Over at Kevin Levin’s Civil War Memory a conversation has continued about blogging, with Matt Gallman weighing in again. Here’s what Matt now says are his three main points:
(1) Are readers of CW blogs a good approximation of “the public” when it comes to public opinion? I posited that perhaps CW blogs attract people who are particularly interested in the CW, and perhaps in particular topics. That is, there is an awful lot of “public” out there who I don’t imagine are reading blogs.
(2) Are professional historians really missing out if they don’t spend much time reading CW blogs? Here my point was that there is an unending material out there that we can read. We don’t read it all, We make choices among worthy things.
(3) Is the failure to blog or to read blogs really evidence of a lack of “digital literacy”? My argument is that there are an awful lot of ways that one might engage with electronic resources and/or the internet, both in their research or their pedagogy or just for edification. Blogging (or reading blogs) is not the measure of digital literacy.
Now, I’ll argue that Matt had other things to say in his previous comments, and he said them in a certain way that some people evidently found to be offensive. Indeed, I’m reluctant to offer these three points (taken verbatim from Matt’s comment) lest I be accused by Matt of badly distorting them.
Here are my answers:
1. I don’t know of anyone who has made the claim that the readers of Civil War blogs are an approximation of “the public” when it comes to public opinion. Maybe someone should point that out to me. Certainly I don’t share that opinion. There are various overlapping audiences for various ways in which history is communicated to a public at large (note I did not say “the public”). Some people get their history here, some there. Increasingly a lot of people get their history from the internet, and I don’t mean simply primary sources.
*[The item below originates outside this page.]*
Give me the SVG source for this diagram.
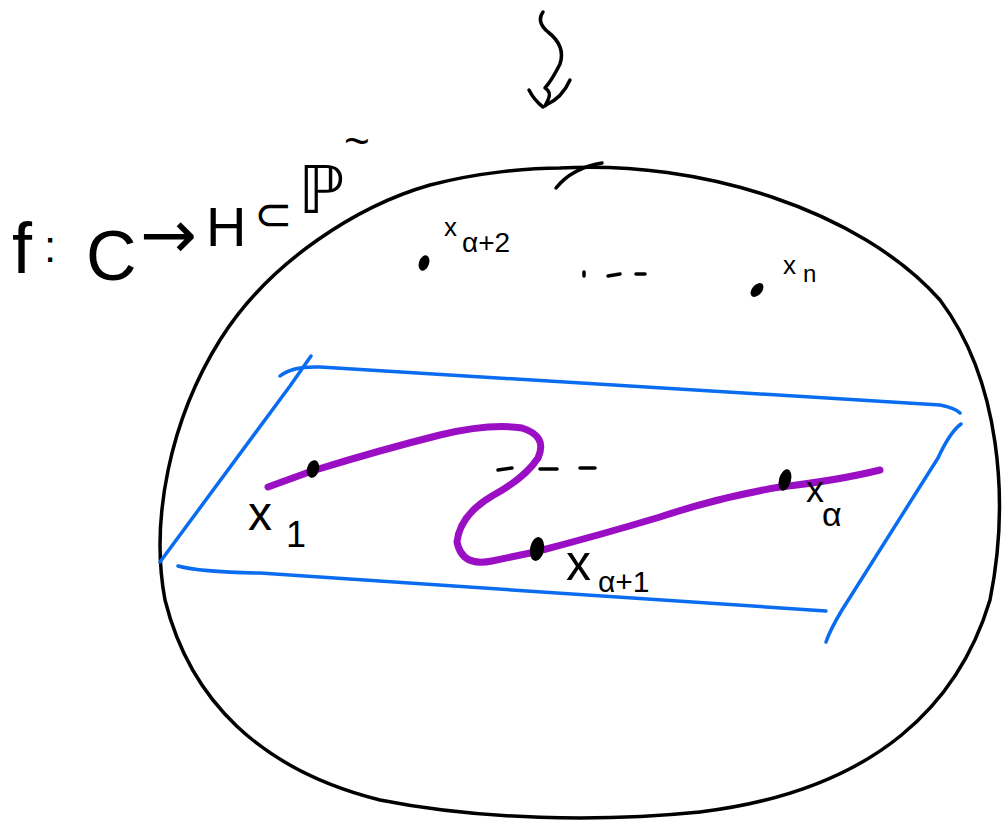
<svg xmlns="http://www.w3.org/2000/svg" width="1004" height="822" viewBox="0 0 1004 822">
<style>
.ink{fill:none;stroke:#000;stroke-width:3.5;stroke-linecap:round;stroke-linejoin:round}
.blue{fill:none;stroke:#0a6cf0;stroke-width:3.5;stroke-linecap:round;stroke-linejoin:round}
.purple{fill:none;stroke:#9b0fc4;stroke-width:7;stroke-linecap:round;stroke-linejoin:round}
.lbl{font-family:"Liberation Sans","DejaVu Sans",sans-serif;fill:#000}
.dot{fill:#000}
</style>
<rect width="1004" height="822" fill="#fff"/>
<g id="arrow-top">
<path class="ink" d="M543 12 Q536 22 548 32 Q566 46 560 64 Q552 80 545 88 Q552 92 548 100 L545 106"/>
<path class="ink" d="M529 90 Q534 100 543 107 M570 80 Q562 98 546 105"/>
</g>
<g id="surface">
<path class="ink" d="M560 168 C700 160 860 210 940 300 C1000 380 1010 500 990 600 C960 700 880 790 700 812 C600 822 480 820 380 800 C260 770 190 700 165 600 C150 520 170 420 220 340 C270 260 360 205 430 185 C480 172 530 168 560 168"/>
<path class="ink" d="M556 188 Q572 168 602 163"/>
</g>
<g id="title">
<text class="lbl" x="12" y="273" font-size="72">f</text>
<text class="lbl" x="44" y="262" font-size="44">:</text>
<text class="lbl" x="86" y="280" font-size="70">C</text>
<text class="lbl" x="140" y="258" font-size="68" style="font-family:'DejaVu Sans',sans-serif">→</text>
<text class="lbl" x="206" y="246" font-size="56">H</text>
<text class="lbl" x="254" y="230" font-size="46">⊂</text>
<text class="lbl" x="298" y="213" font-size="66">ℙ</text>
<text class="lbl" x="344" y="156" font-size="44">~</text>
</g>
<g id="plane">
<path class="blue" d="M280 376 Q292 366 320 367 L940 405 Q955 408 960 413"/>
<path class="blue" d="M311 356 Q304 366 290 386 L160 562"/>
<path class="blue" d="M178 566 Q200 572 260 573 L826 611"/>
<path class="blue" d="M961 424 Q950 432 938 458 L842 610 Q830 630 826 642"/>
</g>
<g id="path">
<path class="purple" d="M268 487 L312 471 Q380 450 440 435 Q490 423 522 428 Q548 436 538 458 Q525 478 492 496 Q460 515 457 542 Q462 567 492 561 L535 552 Q600 535 660 517 Q720 497 780 487 Q840 480 880 470"/>
</g>
<g id="dashes">
<path class="ink" stroke-width="2.5" d="M498 470 L512 468 M540 469 L557 469 M580 468 L595 468"/>
<path class="ink" stroke-width="2" d="M584 272 L584 276 M608 276 L620 274 M636 274 L645 274"/>
</g>
<g id="pt-x1">
<ellipse class="dot" cx="313" cy="469" rx="6" ry="9" transform="rotate(15 313 469)"/>
<text class="lbl" x="248" y="530" font-size="48">x</text>
<text class="lbl" x="286" y="547" font-size="36">1</text>
</g>
<g id="pt-xa">
<ellipse class="dot" cx="785" cy="480" rx="6" ry="11" transform="rotate(15 785 480)"/>
<text class="lbl" x="806" y="502" font-size="36">x</text>
<text class="lbl" x="822" y="526" font-size="34">α</text>
</g>
<g id="pt-xa1">
<ellipse class="dot" cx="537" cy="549" rx="7" ry="12" transform="rotate(10 537 549)"/>
<text class="lbl" x="566" y="580" font-size="50">x</text>
<text class="lbl" x="598" y="592" font-size="30">α+1</text>
</g>
<g id="pt-xa2">
<ellipse class="dot" cx="424" cy="263" rx="5" ry="8" transform="rotate(20 424 263)"/>
<text class="lbl" x="444" y="236" font-size="26">x</text>
<text class="lbl" x="462" y="252" font-size="28">α+2</text>
</g>
<g id="pt-xn">
<ellipse class="dot" cx="757" cy="290" rx="5" ry="8" transform="rotate(40 757 290)"/>
<text class="lbl" x="783" y="274" font-size="26">x</text>
<text class="lbl" x="803" y="282" font-size="24">n</text>
</g>
</svg>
2. I don’t know that anyone has argued that professional Civil War historians are missing out if they don’t read blogs. My understanding, in fact, is that the argument is that blogs are one more way for professional historians to reach out to more readers and to build bridges with other historians, who may or may not fit someone’s definition of “professional historian.” I say that because people have offered different definitions and understandings of the term “professional historian.”
3. I don’t know of anyone who has said that a failure to read blogs demonstrates a lack of digital literacy. Indeed, I found Kevin Levin to be making a different point about digital literacy and the need for professional historians to get involved in other ways, in part because an increasing number of people are getting an increasing amount of their historical understanding through online sources, including blogs.
In short, if these are the three points Matt Gallman wanted to make, then I don’t know why he made them or who is his audience or his target. Other people can read what Matt’s said (about comments on this blog as well as on Kevin’s blog) back at Kevin’s blog, and make their own determination. All I did was to link to Kevin’s blog as a point of departure for a broader conversation, and I made it clear, I thought, that the broader conversation I wanted to have would have to wait.
A word of warning … Matt Gallman offers the following observation:
I’d welcome any thoughts that anybody on either blog wants to say about those three questions. But if you folks persist in taking shots at me persoally (especially the ones based on things didn’t say) rather than talking about serious issues you are really making my point for me.